The Shelbyville City Council on April 9 voted to return the Remington Farms planned unit development to the municipal planning commission for additional review and deferred the ordinance’s second reading until the council’s May meeting.

The motion to defer and refer updated plans — moved by a council member and seconded by another council member — drew extended discussion about flood risk, neighborhood compatibility and whether the proposal was ready in its current conceptual form. A roll‑call produced a 3–2 split; the council’s legal advisor advised that sending the application back to the planning commission was appropriate.

Why it matters: The ordinance would rezone roughly 150–158 acres on Union Street as a planned unit development, a change that would alter allowable uses and require site engineering and buffering commitments. Planning commissioners had previously voted unfavorably on earlier versions, citing site characteristics and flooding.

Residents and staff raised several specific objections during the hearing. Resident Chuck Glover, who said he lives directly opposite the proposed site on West Jackson Street, told the council the block is primarily residential and warned that industrial uses would increase heavy‑truck traffic and threaten neighborhood safety: “I live directly in front of the proposed development on West Jackson Street…There are no other duplexes on Jackson Street,” he said.

A city staff speaker identified as Tom summarized technical and procedural constraints: the planning commission can only rule on what an applicant puts before it, the site contains nonconforming industrial zoning and portions lie in the floodplain, and key issues — base flood elevations, buffering and emergency‑services capacity — remained unresolved. Tom said those concerns help explain planning commissioners’ prior unfavorable recommendations.

An applicant or owner who read a letter to the council said they reduced the area proposed for R‑3 medium‑density residential zoning to about 5.27 acres (limiting duplex count to roughly seven or eight units) and argued parts of the parcel are “virtually unusable” because they lie in the floodway. The applicant said the acreage behind the buildable frontage could serve as borrow material for raising the front of the property and for water retention, but acknowledged that FEMA approvals and site preparation would be required before construction could proceed.

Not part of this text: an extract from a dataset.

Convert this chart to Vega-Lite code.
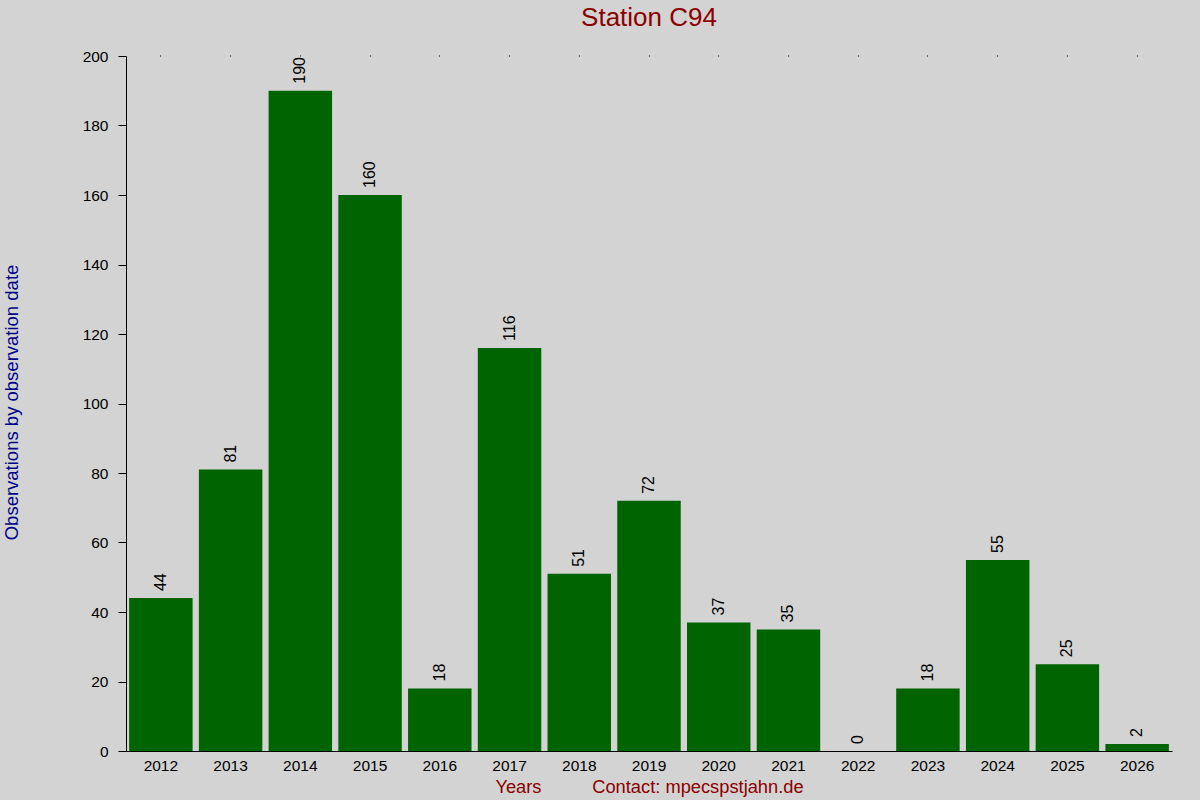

Council members debating the motion emphasized different thresholds. Some urged that the council’s role at this stage was limited to the zoning change and that detailed engineering comes later; others said the council should not change zoning if site‑level constraints make development infeasible or unsafe. The council agreed to ask the planning commission to review the applicant’s updated drawings and open‑space changes at its April meeting and to return to council for a second reading in May.

What happens next: The city’s planning commission is scheduled to review the revised materials on April 23; the council’s study session and business meeting dates were announced as May 5 and May 14, respectively. The council’s referral does not approve the rezoning — rather, it asks the planning commission to reexamine the application with the updated materials and provide new recommendations.

Vote and motion (as recorded): A council member moved to defer the second reading and send updated plans to the planning commission; a second was recorded. Roll‑call produced a 3–2 split; council legal counsel stated the application would be returned to the planning commission for further review. The council expects to consider a second reading in May.

The council closed the public hearing and moved on to other agenda items.